Yum’s KFC has the biggest exposure to global emerging-consumer markets among U.S. fast-food chains, with half of its stores in those countries, according to data compiled by Bloomberg.
“Latin America is an important and growing part of our business,” Christopher Fuller, a Yum spokesman, said in an e-mailed statement.
McDonald’s has 18 percent of its locations in emerging-consumer markets and Burger King 12 percent, the data show.
Burger King has almost 1,300 Latin American restaurants generating about $2 billion in sales and expects that to double in the next four to five years, said Jose Costa, vice president of marketing and supply chain for Latin America and the Caribbean. The growing middle class in Brazil, Argentina, Colombia and Peru view fast-food differently than their North American counterparts.
“It’s more of a destination, a special location; it’s a dining experience, versus a North American market where 75 percent of the business is drive-through,” he said by telephone from Miami. “So it’s capturing the American dream for the middle class in Latin America.”
Local entrepreneurs are also tapping into foreign interest in Peruvian cuisine to develop new fast-food concepts. Peruvian outlets increased sales by 26 percent last year, compared with 15 percent for foreign brands, according to the chamber. The restaurant industry as a whole grew 9.4 percent last year, according to the statistics agency.

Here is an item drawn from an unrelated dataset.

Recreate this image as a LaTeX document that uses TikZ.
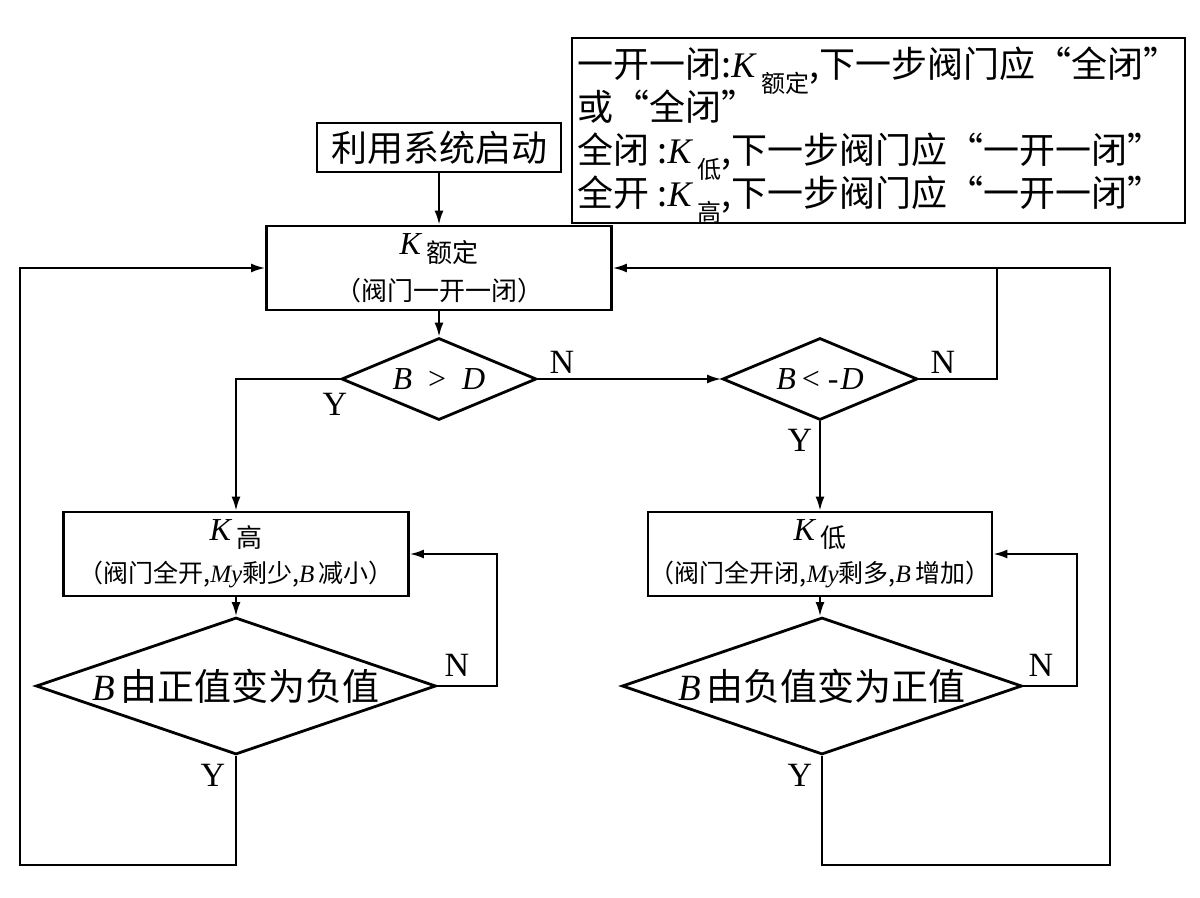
\documentclass[tikz,border=0pt]{standalone}
\usepackage{fontspec}
\setmainfont{Liberation Serif}
\newfontfamily\cjk{Noto Sans CJK SC}
\usetikzlibrary{shapes.geometric,arrows.meta}
\newcommand\vi[1]{{\rmfamily\itshape #1}}
\newcommand\lowsub[3][12]{\smash{\raisebox{#2}{\fontsize{#1}{#1}\selectfont #3}}}

\begin{document}
\begin{tikzpicture}[x=0.5pt,y=-0.5pt,
    box/.style={draw, line width=1.4pt, inner sep=0pt, align=center, font=\cjk},
    dia/.style={draw, diamond, line width=1.4pt, inner sep=0pt, font=\cjk},
    arr/.style={line width=1pt, -{Latex[length=7pt,width=4.5pt]}},
    ln/.style={line width=1pt},
    yn/.style={font=\fontsize{17}{17}\selectfont, inner sep=0pt}]
  \useasboundingbox (0,0) rectangle (1200,898);
  % Legend
  \node[box, minimum width=306.5pt, minimum height=92.5pt, align=left,
        font=\cjk\fontsize{18}{21.5}\selectfont] (legend) at (878.5,130.5)
    {一开一闭:\vi{K}\,\lowsub{-0.75ex}{额定},下一步阀门应“全闭”\\
     或“全闭”\\
     全闭 :\vi{K}\,\lowsub{-0.75ex}{低},下一步阀门应“一开一闭”\\
     全开 :\vi{K}\,\lowsub{-0.75ex}{高},下一步阀门应“一开一闭”};
  % Start and rated state
  \node[box, minimum width=122pt, minimum height=24.5pt,
        font=\cjk\fontsize{18}{18}\selectfont] (start) at (439,147.5) {利用系统启动};
  \node[box, minimum width=172.5pt, minimum height=42pt] (rated) at (439,268)
    {\fontsize{16}{16}\selectfont\vi{K}\,\lowsub[13]{-0.5ex}{额定}\\[11pt]
     \fontsize{13}{13}\selectfont（阀门一开一闭）};
  % Decisions on B
  \node[dia, minimum width=97.5pt, minimum height=41pt, aspect=2.4,
        font=\fontsize{16}{16}\selectfont] (gtD) at (439,379)
    {\vi{B}\enspace>\enspace\vi{D}};
  \node[dia, minimum width=97.5pt, minimum height=41pt, aspect=2.4,
        font=\fontsize{16}{16}\selectfont] (ltD) at (820,379)
    {\vi{B}\kern3pt<\kern4pt-\kern1pt\vi{D}};
  % Valve states
  \node[box, minimum width=172.5pt, minimum height=42pt] (khigh) at (236,554)
    {\fontsize{16}{16}\selectfont\vi{K}\,\lowsub[13]{-0.4ex}{高}\\[9pt]
     \fontsize{12.5}{12.5}\selectfont（阀门全开,\vi{My}剩少,\vi{B}\,减小）};
  \node[box, minimum width=172pt, minimum height=42pt] (klow) at (820,554)
    {\fontsize{16}{16}\selectfont\vi{K}\,\lowsub[13]{-0.4ex}{低}\\[9pt]
     \fontsize{12.5}{12.5}\selectfont（阀门全开闭,\vi{My}剩多,\vi{B}\,增加）};
  \node[dia, minimum width=200pt, minimum height=68.5pt, aspect=3,
        font=\cjk\fontsize{18.5}{18.5}\selectfont] (posneg) at (236,686)
    {\vi{B}\,由正值变为负值};
  \node[dia, minimum width=200pt, minimum height=68.5pt, aspect=3,
        font=\cjk\fontsize{18.5}{18.5}\selectfont] (negpos) at (822,686)
    {\vi{B}\,由负值变为正值};
  % Turning points
  \coordinate (njoin) at (997,268);
  \coordinate (lbot) at (20,865);
  \coordinate (rbot) at (1110,865);
  \coordinate (lback) at (497,686);
  \coordinate (rback) at (1077,686);
  % Connectors
  \draw[arr] (start) -- (rated);
  \draw[arr] (rated) -- (gtD);
  \draw[arr] (gtD.west) -| (khigh.north);
  \draw[arr] (gtD.east) -- (ltD.west);
  \draw[ln] (ltD.east) -| (njoin);
  \draw[arr] (ltD.south) -- (klow.north);
  \draw[arr] (khigh) -- (posneg);
  \draw[arr] (klow.south) -- (klow.south |- negpos.north);
  \draw[arr] (posneg.east) -- (lback) |- (khigh.east);
  \draw[arr] (negpos.east) -- (rback) |- (klow.east);
  \draw[arr] (posneg.south) |- (lbot) |- (rated.west);
  \draw[arr] (negpos.south) |- (rbot) |- (rated.east);
  % Y / N
  \node[yn] (y1) at (335,404) {Y};
  \node[yn] (n1) at (562,362) {N};
  \node[yn] (n2) at (943,362) {N};
  \node[yn] (y2) at (800,440) {Y};
  \node[yn] (n3) at (457,665) {N};
  \node[yn] (y3) at (213,775) {Y};
  \node[yn] (n4) at (1041,665) {N};
  \node[yn] (y4) at (800,775) {Y};
\end{tikzpicture}
\end{document}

Bembos, the fastest-growing local brand, was established in the late 1980s. Last year, it was acquired by Intercorp Peru Ltd., a finance and retail holding built by Peruvian billionaire Carlos Rodriguez Pastor. The group in May took over Chinawok, another well-established fast-food business.
“The market is going to become more favorable for Peruvian brands, as long as they are sustained by a solid corporate structure,” Herrera said. “This is only the beginning.”